Recorded Presentations
Free Stein Dimension. A talk recorded at the Wales MPPM seminar.
Regularity questions in free probability ask what can be learned about a tracial von Neumann algebra from probabilistic-flavoured qualities of a set of generators. Broadly speaking there are two approaches — one based in microstates, one in free derivations — which with the failure of Connes Embedding are now known to be distinct. The non-microstates approach is not obstructed by non-embeddable variables, but can be more difficult to work with for other reasons. I will speak on recent work with Brent Nelson, where we introduce a quantity called the free Stein dimension, which measures how readily derivations may be defined on a collection of variables. I will spend some time placing it in the context of other non-microstates quantities, and sketch a proof of the exciting fact that free Stein dimension is a *-algebra invariant.
Asymptotic ε-independence. A presentation recorded at the Banff International Research Station in October 2019 during the workshop Classification Problems in von Neumann Algebras.
I will discuss ε-independence, which is an interpolation of classical and free independence originally studied by Młotkowski and later by Speicher and Wysoczanski. To be ε-independent, a family of algebras in particular must satisfy pairwise classical or free independence relations prescribed by a $\{0, 1\}$-matrix ε, as well as more complicated higher order relations. I will discuss how matrix models for this independence may be constructed in a suitably-chosen tensor product of matrix algebras. This is joint work with Benoît Collins.
Free Stein Information. A presentation recorded at the Fields Institute in February 2019 during the Southern Ontario Operator Algebras Seminar.

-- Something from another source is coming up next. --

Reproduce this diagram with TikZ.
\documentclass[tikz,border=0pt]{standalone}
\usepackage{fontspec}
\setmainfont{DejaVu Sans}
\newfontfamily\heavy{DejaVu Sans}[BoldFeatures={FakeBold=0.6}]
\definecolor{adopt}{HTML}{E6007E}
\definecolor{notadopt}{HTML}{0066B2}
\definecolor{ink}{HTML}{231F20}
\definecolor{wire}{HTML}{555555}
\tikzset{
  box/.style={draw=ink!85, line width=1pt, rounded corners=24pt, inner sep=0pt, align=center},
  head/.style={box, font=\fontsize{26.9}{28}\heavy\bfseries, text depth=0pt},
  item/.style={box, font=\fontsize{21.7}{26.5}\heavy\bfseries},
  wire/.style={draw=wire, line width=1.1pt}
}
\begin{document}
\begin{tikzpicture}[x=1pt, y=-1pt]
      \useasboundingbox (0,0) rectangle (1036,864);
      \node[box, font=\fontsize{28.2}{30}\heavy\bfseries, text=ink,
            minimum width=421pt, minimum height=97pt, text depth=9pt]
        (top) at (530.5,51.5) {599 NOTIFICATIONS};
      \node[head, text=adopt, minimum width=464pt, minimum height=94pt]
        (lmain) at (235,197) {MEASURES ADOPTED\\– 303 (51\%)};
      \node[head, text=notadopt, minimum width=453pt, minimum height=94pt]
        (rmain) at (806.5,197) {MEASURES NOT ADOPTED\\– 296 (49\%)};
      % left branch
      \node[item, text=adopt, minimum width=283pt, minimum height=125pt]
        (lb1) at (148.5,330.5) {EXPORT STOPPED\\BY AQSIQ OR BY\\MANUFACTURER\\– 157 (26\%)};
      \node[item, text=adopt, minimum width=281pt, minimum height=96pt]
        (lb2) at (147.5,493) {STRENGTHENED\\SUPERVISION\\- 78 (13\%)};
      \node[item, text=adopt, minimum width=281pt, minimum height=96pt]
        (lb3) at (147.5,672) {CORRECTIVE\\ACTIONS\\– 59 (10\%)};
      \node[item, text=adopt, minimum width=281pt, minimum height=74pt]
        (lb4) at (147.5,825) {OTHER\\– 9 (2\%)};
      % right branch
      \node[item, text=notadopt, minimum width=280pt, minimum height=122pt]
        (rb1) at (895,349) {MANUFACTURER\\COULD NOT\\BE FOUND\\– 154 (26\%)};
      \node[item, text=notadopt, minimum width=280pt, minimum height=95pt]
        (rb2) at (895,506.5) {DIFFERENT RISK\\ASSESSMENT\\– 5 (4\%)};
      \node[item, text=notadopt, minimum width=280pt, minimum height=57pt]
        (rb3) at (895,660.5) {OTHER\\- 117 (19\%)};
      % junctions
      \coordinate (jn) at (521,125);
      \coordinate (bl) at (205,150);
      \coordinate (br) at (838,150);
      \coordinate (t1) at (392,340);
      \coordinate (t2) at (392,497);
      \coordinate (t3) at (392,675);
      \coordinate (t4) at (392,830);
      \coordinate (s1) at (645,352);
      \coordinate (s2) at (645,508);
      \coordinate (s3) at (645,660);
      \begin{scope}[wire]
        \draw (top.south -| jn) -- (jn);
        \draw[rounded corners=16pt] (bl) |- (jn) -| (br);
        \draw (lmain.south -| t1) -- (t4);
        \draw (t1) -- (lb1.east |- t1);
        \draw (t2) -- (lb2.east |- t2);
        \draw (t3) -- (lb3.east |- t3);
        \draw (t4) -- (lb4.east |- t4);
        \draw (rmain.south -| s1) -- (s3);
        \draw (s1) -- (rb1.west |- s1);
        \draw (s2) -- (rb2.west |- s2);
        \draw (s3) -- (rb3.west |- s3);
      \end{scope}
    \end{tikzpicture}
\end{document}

I will speak on recent joint work with Brent Nelson, where we introduce a free probabilistic regularity quantity we call the free Stein information. The free Stein information measures in a certain sense how close a system of variables is to admitting conjugate variables in the sense of Voiculescu. I will discuss some properties of the free Stein information and how it relates to other common regularity conditions.
An alternating moment condition and liberation for bi-freeness. A presentation recorded at the Banff International Research Station in December 2016 during the workshop Analytic Versus Combinatorial in Free Probability.
Bi-free probability is a generalization of free probability to study pairs of left and right faces in a non-commutative probability space. In this talk, I will demonstrate a characterization of bi-free independence inspired by the "vanishing of alternating centred moments" condition from free probability. I will also show how these ideas can be used to introduce a bi-free unitary Brownian motion and a liberation process which asymptotically creates bi-free independence.